**Exercise details:** Would you transcribe the listing that follows, character for character, and omit its images?

Dataset items
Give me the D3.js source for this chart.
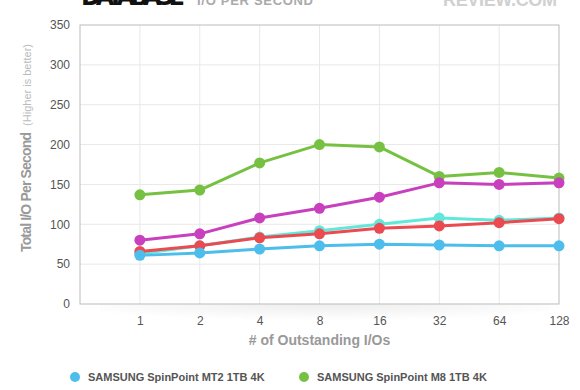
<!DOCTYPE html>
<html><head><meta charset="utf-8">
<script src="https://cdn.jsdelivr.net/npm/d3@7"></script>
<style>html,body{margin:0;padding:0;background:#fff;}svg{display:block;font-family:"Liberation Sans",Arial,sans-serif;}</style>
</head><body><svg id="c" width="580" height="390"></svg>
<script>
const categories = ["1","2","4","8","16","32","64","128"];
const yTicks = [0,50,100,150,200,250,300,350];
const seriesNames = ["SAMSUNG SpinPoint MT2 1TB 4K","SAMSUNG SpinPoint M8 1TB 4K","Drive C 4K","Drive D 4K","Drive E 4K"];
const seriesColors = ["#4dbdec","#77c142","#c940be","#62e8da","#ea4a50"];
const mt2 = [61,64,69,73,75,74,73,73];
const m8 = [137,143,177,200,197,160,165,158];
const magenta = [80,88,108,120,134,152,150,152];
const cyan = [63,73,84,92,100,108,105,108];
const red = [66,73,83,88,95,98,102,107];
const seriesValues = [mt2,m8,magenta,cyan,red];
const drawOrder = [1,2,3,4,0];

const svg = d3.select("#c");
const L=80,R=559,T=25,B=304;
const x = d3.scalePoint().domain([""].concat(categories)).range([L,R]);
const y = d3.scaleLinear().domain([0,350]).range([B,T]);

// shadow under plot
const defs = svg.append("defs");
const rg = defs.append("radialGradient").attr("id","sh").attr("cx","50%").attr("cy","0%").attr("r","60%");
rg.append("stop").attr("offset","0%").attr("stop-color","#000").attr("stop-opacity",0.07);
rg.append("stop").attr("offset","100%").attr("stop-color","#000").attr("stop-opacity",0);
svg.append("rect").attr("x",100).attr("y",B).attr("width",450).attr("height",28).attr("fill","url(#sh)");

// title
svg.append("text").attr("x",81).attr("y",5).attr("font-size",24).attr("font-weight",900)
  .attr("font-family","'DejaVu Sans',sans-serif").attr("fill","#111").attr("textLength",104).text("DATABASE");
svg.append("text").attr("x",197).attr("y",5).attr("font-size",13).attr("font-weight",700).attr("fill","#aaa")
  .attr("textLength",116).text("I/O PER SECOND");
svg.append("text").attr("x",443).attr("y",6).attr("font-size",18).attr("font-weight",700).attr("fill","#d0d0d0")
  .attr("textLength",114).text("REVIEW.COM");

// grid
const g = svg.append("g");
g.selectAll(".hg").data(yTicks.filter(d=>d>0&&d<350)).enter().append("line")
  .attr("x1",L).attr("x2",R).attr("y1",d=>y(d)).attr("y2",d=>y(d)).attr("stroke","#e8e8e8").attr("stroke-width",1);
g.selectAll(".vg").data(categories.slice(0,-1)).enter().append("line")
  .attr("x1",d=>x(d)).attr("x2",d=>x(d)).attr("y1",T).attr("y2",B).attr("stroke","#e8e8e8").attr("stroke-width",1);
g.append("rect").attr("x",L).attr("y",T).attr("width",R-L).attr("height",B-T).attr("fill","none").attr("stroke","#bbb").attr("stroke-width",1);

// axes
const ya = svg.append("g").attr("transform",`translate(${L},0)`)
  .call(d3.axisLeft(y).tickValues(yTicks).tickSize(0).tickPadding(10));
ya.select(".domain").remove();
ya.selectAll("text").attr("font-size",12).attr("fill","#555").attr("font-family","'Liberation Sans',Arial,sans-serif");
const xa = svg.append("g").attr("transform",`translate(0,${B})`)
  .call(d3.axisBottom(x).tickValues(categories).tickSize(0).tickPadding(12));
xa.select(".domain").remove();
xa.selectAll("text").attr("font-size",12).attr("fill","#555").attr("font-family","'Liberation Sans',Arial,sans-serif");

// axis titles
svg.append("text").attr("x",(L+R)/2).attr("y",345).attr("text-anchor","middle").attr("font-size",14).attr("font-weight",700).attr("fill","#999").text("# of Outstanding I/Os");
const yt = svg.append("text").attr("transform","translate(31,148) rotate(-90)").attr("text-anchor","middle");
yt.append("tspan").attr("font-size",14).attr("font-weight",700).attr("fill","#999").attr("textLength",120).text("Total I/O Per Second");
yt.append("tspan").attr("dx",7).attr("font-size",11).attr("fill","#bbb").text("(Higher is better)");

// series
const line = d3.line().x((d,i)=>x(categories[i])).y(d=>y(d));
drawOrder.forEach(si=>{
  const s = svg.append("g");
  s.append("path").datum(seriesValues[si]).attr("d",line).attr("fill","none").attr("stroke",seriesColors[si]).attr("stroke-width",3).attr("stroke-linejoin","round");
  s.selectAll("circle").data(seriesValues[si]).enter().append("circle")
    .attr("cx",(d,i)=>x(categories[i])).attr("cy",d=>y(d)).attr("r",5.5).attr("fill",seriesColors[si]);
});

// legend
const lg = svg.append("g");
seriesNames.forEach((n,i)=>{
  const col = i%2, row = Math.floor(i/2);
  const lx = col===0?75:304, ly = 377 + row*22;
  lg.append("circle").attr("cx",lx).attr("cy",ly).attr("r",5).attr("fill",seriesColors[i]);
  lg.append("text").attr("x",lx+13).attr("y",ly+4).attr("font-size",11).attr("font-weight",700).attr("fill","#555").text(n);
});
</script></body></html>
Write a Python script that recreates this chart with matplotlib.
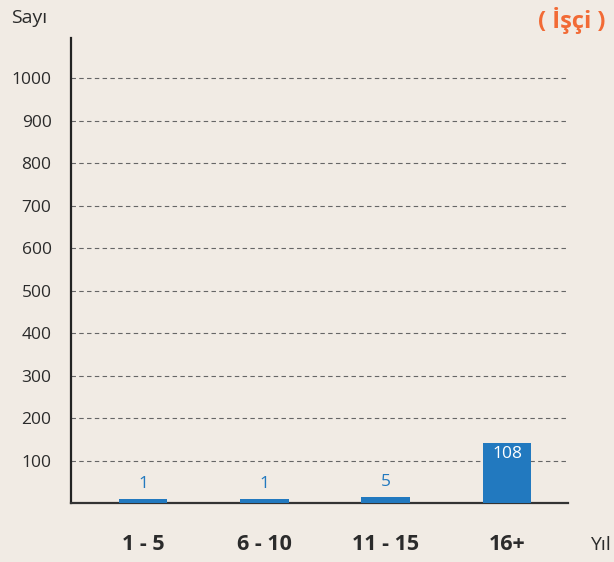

**Exercise answer:**
Give me the D3.js source for this chart.
<!DOCTYPE html>
<html><head><meta charset="utf-8">
<script src="https://cdn.jsdelivr.net/npm/d3@7"></script>
<style>html,body{margin:0;padding:0;background:#fff;}svg{display:block;font-family:"Liberation Sans",Arial,sans-serif;}</style>
</head><body><svg id="c" width="580" height="390"></svg>
<script>
const categories = ["1","2","4","8","16","32","64","128"];
const yTicks = [0,50,100,150,200,250,300,350];
const seriesNames = ["SAMSUNG SpinPoint MT2 1TB 4K","SAMSUNG SpinPoint M8 1TB 4K","Drive C 4K","Drive D 4K","Drive E 4K"];
const seriesColors = ["#4dbdec","#77c142","#c940be","#62e8da","#ea4a50"];
const mt2 = [61,64,69,73,75,74,73,73];
const m8 = [137,143,177,200,197,160,165,158];
const magenta = [80,88,108,120,134,152,150,152];
const cyan = [63,73,84,92,100,108,105,108];
const red = [66,73,83,88,95,98,102,107];
const seriesValues = [mt2,m8,magenta,cyan,red];
const drawOrder = [1,2,3,4,0];

const svg = d3.select("#c");
const L=80,R=559,T=25,B=304;
const x = d3.scalePoint().domain([""].concat(categories)).range([L,R]);
const y = d3.scaleLinear().domain([0,350]).range([B,T]);

// shadow under plot
const defs = svg.append("defs");
const rg = defs.append("radialGradient").attr("id","sh").attr("cx","50%").attr("cy","0%").attr("r","60%");
rg.append("stop").attr("offset","0%").attr("stop-color","#000").attr("stop-opacity",0.07);
rg.append("stop").attr("offset","100%").attr("stop-color","#000").attr("stop-opacity",0);
svg.append("rect").attr("x",100).attr("y",B).attr("width",450).attr("height",28).attr("fill","url(#sh)");

// title
svg.append("text").attr("x",81).attr("y",5).attr("font-size",24).attr("font-weight",900)
  .attr("font-family","'DejaVu Sans',sans-serif").attr("fill","#111").attr("textLength",104).text("DATABASE");
svg.append("text").attr("x",197).attr("y",5).attr("font-size",13).attr("font-weight",700).attr("fill","#aaa")
  .attr("textLength",116).text("I/O PER SECOND");
svg.append("text").attr("x",443).attr("y",6).attr("font-size",18).attr("font-weight",700).attr("fill","#d0d0d0")
  .attr("textLength",114).text("REVIEW.COM");

// grid
const g = svg.append("g");
g.selectAll(".hg").data(yTicks.filter(d=>d>0&&d<350)).enter().append("line")
  .attr("x1",L).attr("x2",R).attr("y1",d=>y(d)).attr("y2",d=>y(d)).attr("stroke","#e8e8e8").attr("stroke-width",1);
g.selectAll(".vg").data(categories.slice(0,-1)).enter().append("line")
  .attr("x1",d=>x(d)).attr("x2",d=>x(d)).attr("y1",T).attr("y2",B).attr("stroke","#e8e8e8").attr("stroke-width",1);
g.append("rect").attr("x",L).attr("y",T).attr("width",R-L).attr("height",B-T).attr("fill","none").attr("stroke","#bbb").attr("stroke-width",1);

// axes
const ya = svg.append("g").attr("transform",`translate(${L},0)`)
  .call(d3.axisLeft(y).tickValues(yTicks).tickSize(0).tickPadding(10));
ya.select(".domain").remove();
ya.selectAll("text").attr("font-size",12).attr("fill","#555").attr("font-family","'Liberation Sans',Arial,sans-serif");
const xa = svg.append("g").attr("transform",`translate(0,${B})`)
  .call(d3.axisBottom(x).tickValues(categories).tickSize(0).tickPadding(12));
xa.select(".domain").remove();
xa.selectAll("text").attr("font-size",12).attr("fill","#555").attr("font-family","'Liberation Sans',Arial,sans-serif");

// axis titles
svg.append("text").attr("x",(L+R)/2).attr("y",345).attr("text-anchor","middle").attr("font-size",14).attr("font-weight",700).attr("fill","#999").text("# of Outstanding I/Os");
const yt = svg.append("text").attr("transform","translate(31,148) rotate(-90)").attr("text-anchor","middle");
yt.append("tspan").attr("font-size",14).attr("font-weight",700).attr("fill","#999").attr("textLength",120).text("Total I/O Per Second");
yt.append("tspan").attr("dx",7).attr("font-size",11).attr("fill","#bbb").text("(Higher is better)");

// series
const line = d3.line().x((d,i)=>x(categories[i])).y(d=>y(d));
drawOrder.forEach(si=>{
  const s = svg.append("g");
  s.append("path").datum(seriesValues[si]).attr("d",line).attr("fill","none").attr("stroke",seriesColors[si]).attr("stroke-width",3).attr("stroke-linejoin","round");
  s.selectAll("circle").data(seriesValues[si]).enter().append("circle")
    .attr("cx",(d,i)=>x(categories[i])).attr("cy",d=>y(d)).attr("r",5.5).attr("fill",seriesColors[si]);
});

// legend
const lg = svg.append("g");
seriesNames.forEach((n,i)=>{
  const col = i%2, row = Math.floor(i/2);
  const lx = col===0?75:304, ly = 377 + row*22;
  lg.append("circle").attr("cx",lx).attr("cy",ly).attr("r",5).attr("fill",seriesColors[i]);
  lg.append("text").attr("x",lx+13).attr("y",ly+4).attr("font-size",11).attr("font-weight",700).attr("fill","#555").text(n);
});
</script></body></html>
Write a Python script that recreates this chart with matplotlib.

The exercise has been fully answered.